Thomas rises at six each morning in his unheated student accommodation and attends lectures for several hours before eating his first meal of the day. After dinner he will attend more lectures, then head into town for an evening of drinking, gambling and, sad to say, occasional fighting with the locals.
This isn't a contemporary tale of student poverty and unruly behaviour, but a vignette of medieval student life drawn from accounts at the time. Students in the 12th century lived where and how they could, in "taverns, private homes...or in the ephemeral houses, halls or hospices hired by some 'regent Master of Arts", according to Harold Silver's 2007 book Tradition and Higher Education. What's more, Silver believes that the massification of the higher education sector over recent years has led to a return to such days.
It wasn't known then what impact such a lifestyle would have had on Thomas's studies, and we may be none the wiser about how living arrangements of today's students affects their results. A rush to beat the tuition fee rises in 2012 resulted in the highest ever number of university entrants in the UK last year. Like their medieval forebears, many students scrambled to find accommodation where they could, with some occupying temporary lodgings. We can only hope that, unlike the scholars of old, they found somewhere with heating, and that the floor was covered by something more luxurious than straw.

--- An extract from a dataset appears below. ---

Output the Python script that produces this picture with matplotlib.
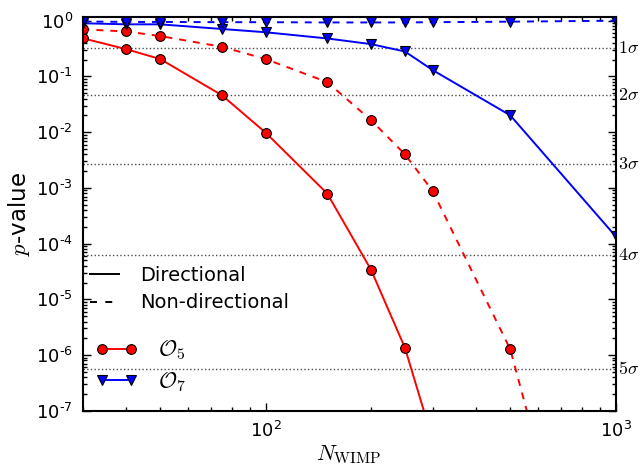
import numpy as np
import matplotlib
matplotlib.use("Agg")
import matplotlib.pyplot as plt
from matplotlib.lines import Line2D
from matplotlib.ticker import LogLocator, NullFormatter, FuncFormatter

# number of WIMP events
n_o5_dir = [30, 40, 50, 75, 100, 150, 200, 250, 300]
p_o5_dir = [0.485, 0.308, 0.205, 0.046, 0.0098, 7.9e-4, 3.4e-5, 1.35e-6, 3e-8]

n_o5_nondir = [30, 40, 50, 75, 100, 150, 200, 250, 300, 500, 1000]
p_o5_nondir = [0.70, 0.64, 0.53, 0.34, 0.205, 0.079, 0.0164, 0.004, 8.8e-4, 1.26e-6, 1.2e-13]

n_o7_dir = [30, 40, 50, 75, 100, 150, 200, 250, 300, 500, 1000]
p_o7_dir = [0.90, 0.86, 0.86, 0.71, 0.62, 0.48, 0.38, 0.28, 0.13, 0.02, 1.35e-4]

n_o7_nondir = [30, 40, 50, 75, 100, 150, 200, 250, 300, 500, 1000]
p_o7_nondir = [0.97, 0.95, 0.95, 0.94, 0.94, 0.93, 0.93, 0.93, 0.94, 0.96, 1.0]

# p-values for 1..5 sigma
sigma_names = ["1", "2", "3", "4", "5"]
sigma_p = [0.3173, 0.0455, 0.0027, 6.33e-5, 5.73e-7]

plt.rcParams["lines.scale_dashes"] = False
plt.rcParams["axes.linewidth"] = 1.5


def pow10(v, pos):
    e = int(round(np.log10(v)))
    if e < 0:
        return r"$\mathdefault{10^{\text{-}%d}}$" % (-e)
    return r"$\mathdefault{10^{%d}}$" % e


fig = plt.figure(figsize=(6.4, 4.7), dpi=100)
ax = fig.add_axes([0.129, 0.126, 0.833, 0.8385])

mk = dict(markersize=7, markeredgecolor="k", markeredgewidth=0.8, lw=1.4)
dash = (5, 5)

for p in sigma_p:
    ax.axhline(p, color="0.3", ls=":", lw=1.0, zorder=1)

ax.plot(n_o5_dir, p_o5_dir, color="#ff0000", marker="o", **mk)
ax.plot(n_o5_nondir, p_o5_nondir, color="#ff0000", marker="o", dashes=dash, **mk)
ax.plot(n_o7_dir, p_o7_dir, color="#0000ff", marker="v", **mk)
ax.plot(n_o7_nondir, p_o7_nondir, color="#0000ff", marker="v", dashes=dash, **mk)

ax.set_xscale("log")
ax.set_yscale("log")
ax.set_xlim(30, 1000)
ax.set_ylim(1e-7, 1.18)
ax.set_yticks([10.0 ** k for k in range(-7, 1)])
ax.yaxis.set_major_formatter(FuncFormatter(pow10))
ax.xaxis.set_major_formatter(FuncFormatter(pow10))
ax.yaxis.set_minor_locator(LogLocator(subs=np.arange(2, 10), numticks=100))
ax.yaxis.set_minor_formatter(NullFormatter())
ax.xaxis.set_minor_formatter(NullFormatter())
ax.tick_params(which="both", direction="in", top=True, right=True, labelsize=13, width=1.0)
ax.tick_params(which="major", length=6, pad=7)
ax.tick_params(which="minor", length=3)

ax.set_xlabel(r"$N_{\rm WIMP}$", fontsize=16, math_fontfamily="cm", labelpad=2)
ax.set_ylabel(r"$p$-value", fontsize=16.5, math_fontfamily="cm", labelpad=3)

for name, p in zip(sigma_names, sigma_p):
    ax.text(1.005, p, r"$%s\sigma$" % name, transform=ax.get_yaxis_transform(),
            fontsize=13, math_fontfamily="cm", va="center", ha="left")

style_handles = [Line2D([], [], color="k", lw=1.4),
                 Line2D([], [], color="k", lw=1.4, dashes=(5, 6))]
leg1 = ax.legend(style_handles, ["Directional", "Non-directional"], loc="center left",
                 bbox_to_anchor=(0.014, 0.309), frameon=False, fontsize=14,
                 handlelength=1.5, handletextpad=1.1, labelspacing=0.45,
                 borderpad=0, borderaxespad=0)
ax.add_artist(leg1)

op_handles = [Line2D([], [], color="#ff0000", marker="o", **mk),
              Line2D([], [], color="#0000ff", marker="v", **mk)]
leg2 = ax.legend(op_handles, [r"$\mathcal{O}_5$", r"$\mathcal{O}_7$"], loc="center left",
                 bbox_to_anchor=(0.024, 0.113), frameon=False, fontsize=16,
                 numpoints=2, handlelength=1.9, handletextpad=0.9, labelspacing=0.35,
                 borderpad=0, borderaxespad=0)
for t in leg2.get_texts():
    t.set_math_fontfamily("cm")

fig.savefig("out.png", dpi=100)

The way in which students lived outside of lectures was a significant policy concern in the post-war era. The University Grants Committee considered student accommodation to be important in terms of the education and cultural development it afforded students, especially those from more disadvantaged backgrounds. This was underlined by the 1963 Robbins Report that was keen to point out "the educational and social advantages of living away from home".
Practice followed policy and the proportion of students living in purpose-built accommodation rose from 27% in 1955 to 45% in 1974. Students living in university halls could expect a high level of pastoral care, social and cultural opportunities, but with it came restrictions on their freedom. After all, until the age of majority was officially lowered in 1970, most students were not legally adults.
Fast forward to the 1990s, and the most pressing student accommodation issue was simply where to put a student population that had rapidly outgrown the capacity of university-owned halls of residence. It was at this time that private providers of student accommodation, such as the Unite Group, entered the market to meet the student housing shortfall. The 1997 Dearing Report had nothing to say about the role that accommodation could play in the student experience, and neither did the 2003 Higher Education White Paper.
These days, about a third of all students live in purpose-built residential accommodation, both university-owned and independent; and yet there is no national consensus on what this does and should mean as an aspect of their student experience. Unlike the US, we do not have a body of research literature on the impacts that different modes of residence have on student retention, success and employability. Perhaps we should.
We have entered an era in which student expectations are high because of the level of financial responsibility they now bear for their studies. And as we've always done, we want our future graduates not only to be experts in their subject discipline, but also to have strong employability skills, an appreciation of different perspectives and cross-cultural competency, and to be good citizens.
The higher education policy-makers of the 50s and 60s might have found it strange that we are not thinking more strategically about the opportunities for peer learning and wider enrichment that are offered by student accommodation. This is not to say that no one is doing anything in this area. Some UK universities are starting to look to the US models of ResLife and 'living learning communities' for inspiration; and others such as the University of Bradford's The Green shape their accommodation offer around an aspect of their distinctiveness.
Private providers are also becoming more innovative; for example the community volunteering programme that Unite runs in its Tottenham Hale development gives students a chance to develop their employability skills while at the same time connecting them with their local community.
What does seem to be lacking, however, is a national consensus on the role that student accommodation plays in the overall student experience. We are not lacking in innovation or good practice, but don't have the up to date UK-based research evidence that would allow for a strategic approach that embraces the many different partners involved in providing student accommodation. Without this, we may be missing a trick, not to mention in danger of remaining stuck in the 12th century.